The idea sounds like a no-brainer, especially given how dismal a job many public high schools seem to do in preparing students for careers in science and math. But teachers tried to talk Spencer out of proposing her engineering high school at a meeting with the superintendent of schools.
But on the day Spencer had to present the idea for the engineering school to the superintendent, she still had not persuaded any Hyde Park teachers to support her proposal. Many of them had already committed to other teams led by colleagues, who wanted schools that focused on such subjects as social justice, business, and health. Several discouraged Spencer, advising her to join their teams because hers would not make the cut. One told her that teachers, not students, should be driving the proposals because teachers would be affected most by the changes.

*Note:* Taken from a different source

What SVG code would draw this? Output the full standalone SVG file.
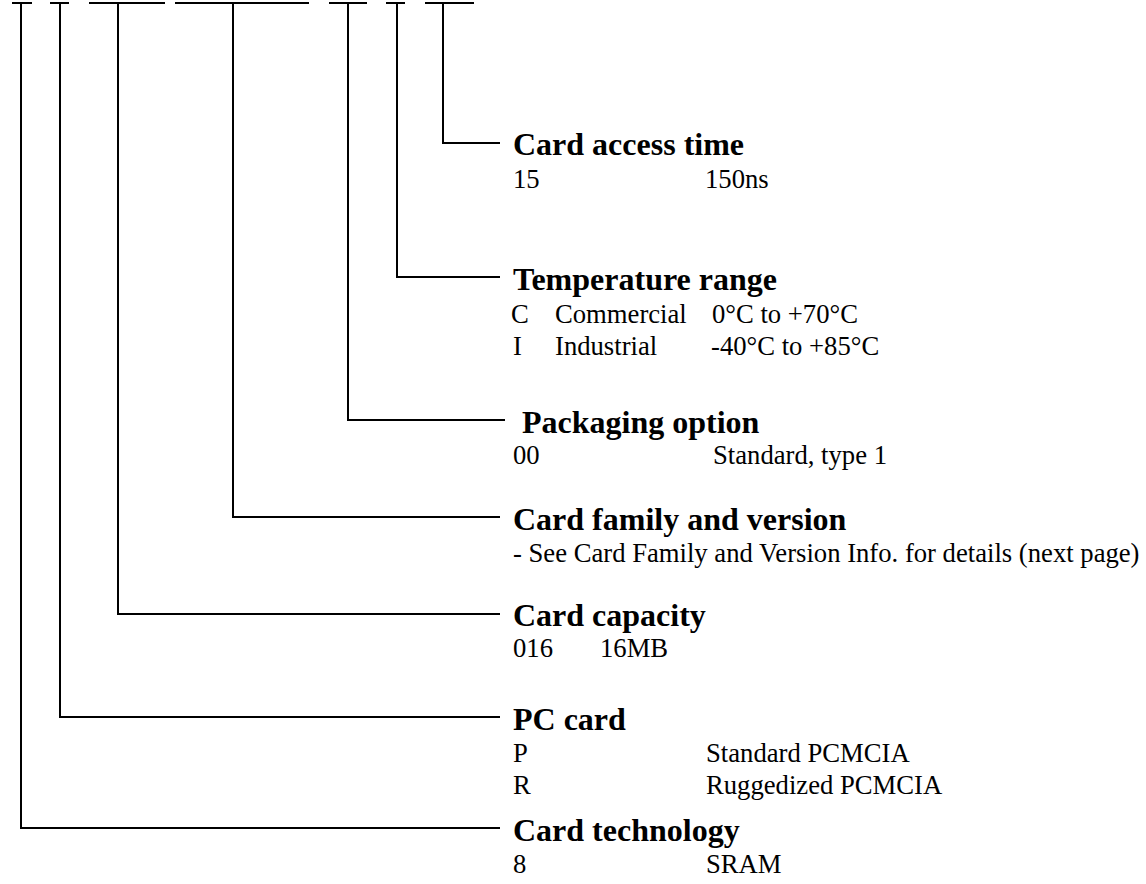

Spencer’s response — that the teachers already had their degrees, and she wanted to know what they were going to do to help the students go to college — was awesome. She asked the would-be headmasters how they planned to raise MCAS scores and attendance, and reduce suspensions. In the end, she got her engineering school, with 350 students.
What a wonderful story! Thanks for bringing this to my attention—it is so neat to see a real teenaged girl who can be so unabashedly open about her enthusiasm for engineering and technical subjects that she helped make a whole school happen!
The teachers that tried to hold Miss Spencer back (Yes, I wrote “Miss” an there’s not a damn thing wrong with it either.) should be fired. I cannot understand how teachers so motivated by self interest should be allowed in a classroom. They are there for the students and not simply to secure a paycheck. The latter, the paycheck, comes as a result, rather, SHOULD come as a result of doing whatever possible to help a student learn, secure their future, and find there place with the talents in the human struggle.
Bravo to Miss Spencer. Here drive is inspiring. We need more young people like Miss Spencer in the world.
I don’t think the teachers should be fired. I do think it’s bizarre that they think the consumers of education shouldn’t be able to have input into the product, though.
Wow! That certainly is an inspiring story.